* [Work to be completed]: Your copy of the material must match it exactly, except that pictures are dropped.

* [Data excerpt]:

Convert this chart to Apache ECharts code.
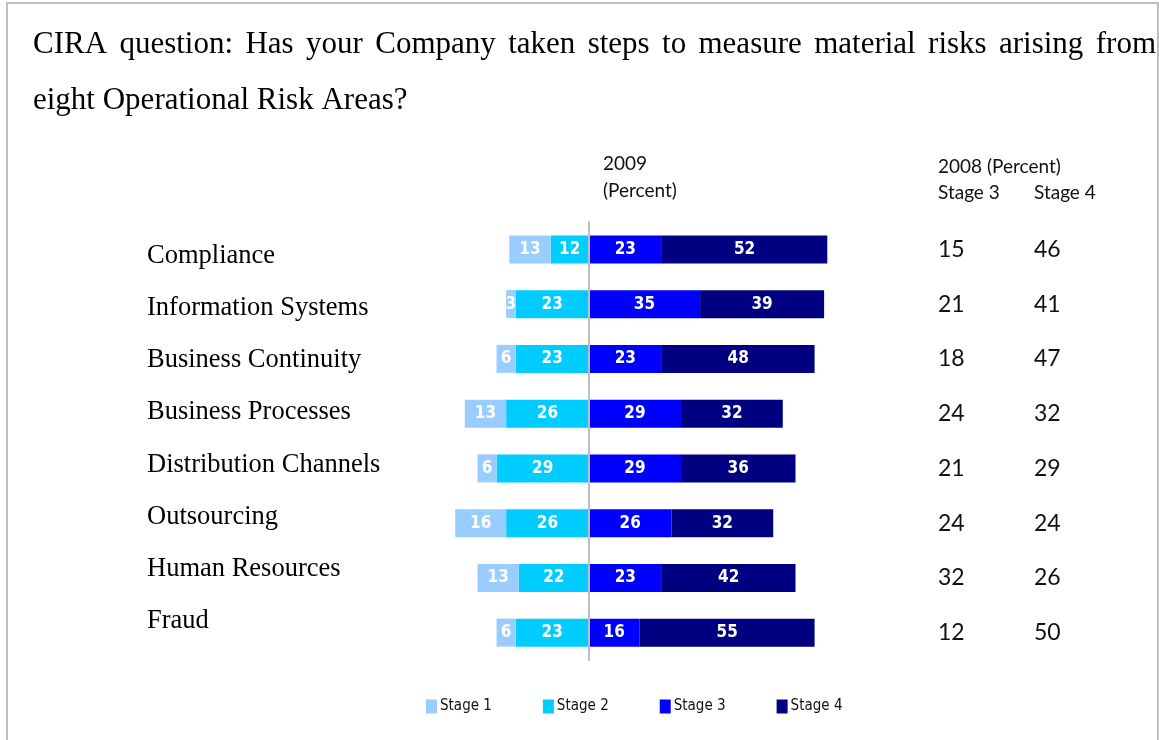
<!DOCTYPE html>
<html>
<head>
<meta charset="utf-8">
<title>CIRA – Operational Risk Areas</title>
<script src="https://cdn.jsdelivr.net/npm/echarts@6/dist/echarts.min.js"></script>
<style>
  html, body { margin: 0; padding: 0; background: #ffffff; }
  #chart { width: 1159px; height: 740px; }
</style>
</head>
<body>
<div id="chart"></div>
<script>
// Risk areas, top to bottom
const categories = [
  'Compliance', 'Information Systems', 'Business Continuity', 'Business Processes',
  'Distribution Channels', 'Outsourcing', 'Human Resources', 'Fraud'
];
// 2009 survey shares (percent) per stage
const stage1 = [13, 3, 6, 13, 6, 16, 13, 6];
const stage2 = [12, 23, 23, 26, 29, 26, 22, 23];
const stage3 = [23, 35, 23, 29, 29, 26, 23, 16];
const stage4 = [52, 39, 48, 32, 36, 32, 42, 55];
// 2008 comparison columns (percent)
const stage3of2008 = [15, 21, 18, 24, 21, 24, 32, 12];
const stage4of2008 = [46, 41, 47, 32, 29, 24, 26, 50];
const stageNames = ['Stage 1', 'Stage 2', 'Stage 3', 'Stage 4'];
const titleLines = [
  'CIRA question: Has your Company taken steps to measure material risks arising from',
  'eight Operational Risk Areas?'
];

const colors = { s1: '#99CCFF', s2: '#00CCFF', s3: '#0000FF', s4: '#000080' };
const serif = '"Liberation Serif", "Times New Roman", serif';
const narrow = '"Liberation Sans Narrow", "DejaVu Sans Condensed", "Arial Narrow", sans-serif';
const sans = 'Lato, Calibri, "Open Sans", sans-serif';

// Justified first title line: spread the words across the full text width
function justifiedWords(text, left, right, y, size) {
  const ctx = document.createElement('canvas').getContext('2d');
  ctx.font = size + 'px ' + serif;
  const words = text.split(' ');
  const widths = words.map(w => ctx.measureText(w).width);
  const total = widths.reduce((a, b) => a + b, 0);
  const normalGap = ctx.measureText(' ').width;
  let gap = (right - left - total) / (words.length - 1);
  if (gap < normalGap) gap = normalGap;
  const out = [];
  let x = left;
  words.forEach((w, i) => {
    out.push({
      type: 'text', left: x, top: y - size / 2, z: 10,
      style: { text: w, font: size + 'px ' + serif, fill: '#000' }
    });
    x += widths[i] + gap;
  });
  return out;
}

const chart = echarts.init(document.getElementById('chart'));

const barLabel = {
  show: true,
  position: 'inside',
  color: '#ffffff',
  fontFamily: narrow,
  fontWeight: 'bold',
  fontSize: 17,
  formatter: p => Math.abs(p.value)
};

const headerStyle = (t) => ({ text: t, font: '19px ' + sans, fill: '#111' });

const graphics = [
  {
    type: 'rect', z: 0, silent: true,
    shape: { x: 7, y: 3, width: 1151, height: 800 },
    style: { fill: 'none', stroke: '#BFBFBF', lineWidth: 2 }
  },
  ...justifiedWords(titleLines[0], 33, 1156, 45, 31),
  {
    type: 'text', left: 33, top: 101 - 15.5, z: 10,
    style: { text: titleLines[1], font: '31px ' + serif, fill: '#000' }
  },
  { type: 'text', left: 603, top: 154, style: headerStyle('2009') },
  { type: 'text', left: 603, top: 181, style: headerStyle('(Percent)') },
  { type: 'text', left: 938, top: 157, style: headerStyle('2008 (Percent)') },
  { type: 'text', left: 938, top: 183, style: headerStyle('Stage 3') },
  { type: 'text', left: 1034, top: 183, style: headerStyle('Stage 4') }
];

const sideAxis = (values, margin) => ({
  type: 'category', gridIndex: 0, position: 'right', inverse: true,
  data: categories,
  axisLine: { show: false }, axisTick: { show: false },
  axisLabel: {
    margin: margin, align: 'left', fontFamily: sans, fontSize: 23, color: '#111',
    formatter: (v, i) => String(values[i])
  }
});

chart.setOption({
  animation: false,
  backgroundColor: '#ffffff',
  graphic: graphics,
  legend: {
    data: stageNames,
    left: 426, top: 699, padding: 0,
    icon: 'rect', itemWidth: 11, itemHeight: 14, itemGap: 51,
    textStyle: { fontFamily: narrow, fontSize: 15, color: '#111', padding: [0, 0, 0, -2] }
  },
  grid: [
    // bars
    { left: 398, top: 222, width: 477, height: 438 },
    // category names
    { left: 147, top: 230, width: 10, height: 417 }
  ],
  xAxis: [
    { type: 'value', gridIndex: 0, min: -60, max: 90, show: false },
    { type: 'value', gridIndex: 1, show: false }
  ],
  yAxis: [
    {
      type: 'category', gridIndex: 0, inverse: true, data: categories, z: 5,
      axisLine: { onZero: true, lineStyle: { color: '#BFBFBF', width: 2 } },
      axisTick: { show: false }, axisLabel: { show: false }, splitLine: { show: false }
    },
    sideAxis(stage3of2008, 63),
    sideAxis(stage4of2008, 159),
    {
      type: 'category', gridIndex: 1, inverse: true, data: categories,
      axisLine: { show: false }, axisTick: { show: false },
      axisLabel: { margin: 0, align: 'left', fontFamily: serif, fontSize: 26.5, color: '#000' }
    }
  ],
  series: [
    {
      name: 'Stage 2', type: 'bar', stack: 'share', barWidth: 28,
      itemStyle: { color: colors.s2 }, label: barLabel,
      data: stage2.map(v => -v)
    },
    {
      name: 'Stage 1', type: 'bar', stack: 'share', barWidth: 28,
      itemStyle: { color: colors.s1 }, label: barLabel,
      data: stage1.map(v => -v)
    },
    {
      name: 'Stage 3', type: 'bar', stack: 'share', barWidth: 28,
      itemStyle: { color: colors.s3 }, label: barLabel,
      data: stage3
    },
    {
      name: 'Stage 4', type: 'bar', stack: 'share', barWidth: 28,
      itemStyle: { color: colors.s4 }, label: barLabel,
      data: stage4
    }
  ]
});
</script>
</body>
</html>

* [Full output]:
Convert this chart to Apache ECharts code.
<!DOCTYPE html>
<html>
<head>
<meta charset="utf-8">
<title>CIRA – Operational Risk Areas</title>
<script src="https://cdn.jsdelivr.net/npm/echarts@6/dist/echarts.min.js"></script>
<style>
  html, body { margin: 0; padding: 0; background: #ffffff; }
  #chart { width: 1159px; height: 740px; }
</style>
</head>
<body>
<div id="chart"></div>
<script>
// Risk areas, top to bottom
const categories = [
  'Compliance', 'Information Systems', 'Business Continuity', 'Business Processes',
  'Distribution Channels', 'Outsourcing', 'Human Resources', 'Fraud'
];
// 2009 survey shares (percent) per stage
const stage1 = [13, 3, 6, 13, 6, 16, 13, 6];
const stage2 = [12, 23, 23, 26, 29, 26, 22, 23];
const stage3 = [23, 35, 23, 29, 29, 26, 23, 16];
const stage4 = [52, 39, 48, 32, 36, 32, 42, 55];
// 2008 comparison columns (percent)
const stage3of2008 = [15, 21, 18, 24, 21, 24, 32, 12];
const stage4of2008 = [46, 41, 47, 32, 29, 24, 26, 50];
const stageNames = ['Stage 1', 'Stage 2', 'Stage 3', 'Stage 4'];
const titleLines = [
  'CIRA question: Has your Company taken steps to measure material risks arising from',
  'eight Operational Risk Areas?'
];

const colors = { s1: '#99CCFF', s2: '#00CCFF', s3: '#0000FF', s4: '#000080' };
const serif = '"Liberation Serif", "Times New Roman", serif';
const narrow = '"Liberation Sans Narrow", "DejaVu Sans Condensed", "Arial Narrow", sans-serif';
const sans = 'Lato, Calibri, "Open Sans", sans-serif';

// Justified first title line: spread the words across the full text width
function justifiedWords(text, left, right, y, size) {
  const ctx = document.createElement('canvas').getContext('2d');
  ctx.font = size + 'px ' + serif;
  const words = text.split(' ');
  const widths = words.map(w => ctx.measureText(w).width);
  const total = widths.reduce((a, b) => a + b, 0);
  const normalGap = ctx.measureText(' ').width;
  let gap = (right - left - total) / (words.length - 1);
  if (gap < normalGap) gap = normalGap;
  const out = [];
  let x = left;
  words.forEach((w, i) => {
    out.push({
      type: 'text', left: x, top: y - size / 2, z: 10,
      style: { text: w, font: size + 'px ' + serif, fill: '#000' }
    });
    x += widths[i] + gap;
  });
  return out;
}

const chart = echarts.init(document.getElementById('chart'));

const barLabel = {
  show: true,
  position: 'inside',
  color: '#ffffff',
  fontFamily: narrow,
  fontWeight: 'bold',
  fontSize: 17,
  formatter: p => Math.abs(p.value)
};

const headerStyle = (t) => ({ text: t, font: '19px ' + sans, fill: '#111' });

const graphics = [
  {
    type: 'rect', z: 0, silent: true,
    shape: { x: 7, y: 3, width: 1151, height: 800 },
    style: { fill: 'none', stroke: '#BFBFBF', lineWidth: 2 }
  },
  ...justifiedWords(titleLines[0], 33, 1156, 45, 31),
  {
    type: 'text', left: 33, top: 101 - 15.5, z: 10,
    style: { text: titleLines[1], font: '31px ' + serif, fill: '#000' }
  },
  { type: 'text', left: 603, top: 154, style: headerStyle('2009') },
  { type: 'text', left: 603, top: 181, style: headerStyle('(Percent)') },
  { type: 'text', left: 938, top: 157, style: headerStyle('2008 (Percent)') },
  { type: 'text', left: 938, top: 183, style: headerStyle('Stage 3') },
  { type: 'text', left: 1034, top: 183, style: headerStyle('Stage 4') }
];

const sideAxis = (values, margin) => ({
  type: 'category', gridIndex: 0, position: 'right', inverse: true,
  data: categories,
  axisLine: { show: false }, axisTick: { show: false },
  axisLabel: {
    margin: margin, align: 'left', fontFamily: sans, fontSize: 23, color: '#111',
    formatter: (v, i) => String(values[i])
  }
});

chart.setOption({
  animation: false,
  backgroundColor: '#ffffff',
  graphic: graphics,
  legend: {
    data: stageNames,
    left: 426, top: 699, padding: 0,
    icon: 'rect', itemWidth: 11, itemHeight: 14, itemGap: 51,
    textStyle: { fontFamily: narrow, fontSize: 15, color: '#111', padding: [0, 0, 0, -2] }
  },
  grid: [
    // bars
    { left: 398, top: 222, width: 477, height: 438 },
    // category names
    { left: 147, top: 230, width: 10, height: 417 }
  ],
  xAxis: [
    { type: 'value', gridIndex: 0, min: -60, max: 90, show: false },
    { type: 'value', gridIndex: 1, show: false }
  ],
  yAxis: [
    {
      type: 'category', gridIndex: 0, inverse: true, data: categories, z: 5,
      axisLine: { onZero: true, lineStyle: { color: '#BFBFBF', width: 2 } },
      axisTick: { show: false }, axisLabel: { show: false }, splitLine: { show: false }
    },
    sideAxis(stage3of2008, 63),
    sideAxis(stage4of2008, 159),
    {
      type: 'category', gridIndex: 1, inverse: true, data: categories,
      axisLine: { show: false }, axisTick: { show: false },
      axisLabel: { margin: 0, align: 'left', fontFamily: serif, fontSize: 26.5, color: '#000' }
    }
  ],
  series: [
    {
      name: 'Stage 2', type: 'bar', stack: 'share', barWidth: 28,
      itemStyle: { color: colors.s2 }, label: barLabel,
      data: stage2.map(v => -v)
    },
    {
      name: 'Stage 1', type: 'bar', stack: 'share', barWidth: 28,
      itemStyle: { color: colors.s1 }, label: barLabel,
      data: stage1.map(v => -v)
    },
    {
      name: 'Stage 3', type: 'bar', stack: 'share', barWidth: 28,
      itemStyle: { color: colors.s3 }, label: barLabel,
      data: stage3
    },
    {
      name: 'Stage 4', type: 'bar', stack: 'share', barWidth: 28,
      itemStyle: { color: colors.s4 }, label: barLabel,
      data: stage4
    }
  ]
});
</script>
</body>
</html>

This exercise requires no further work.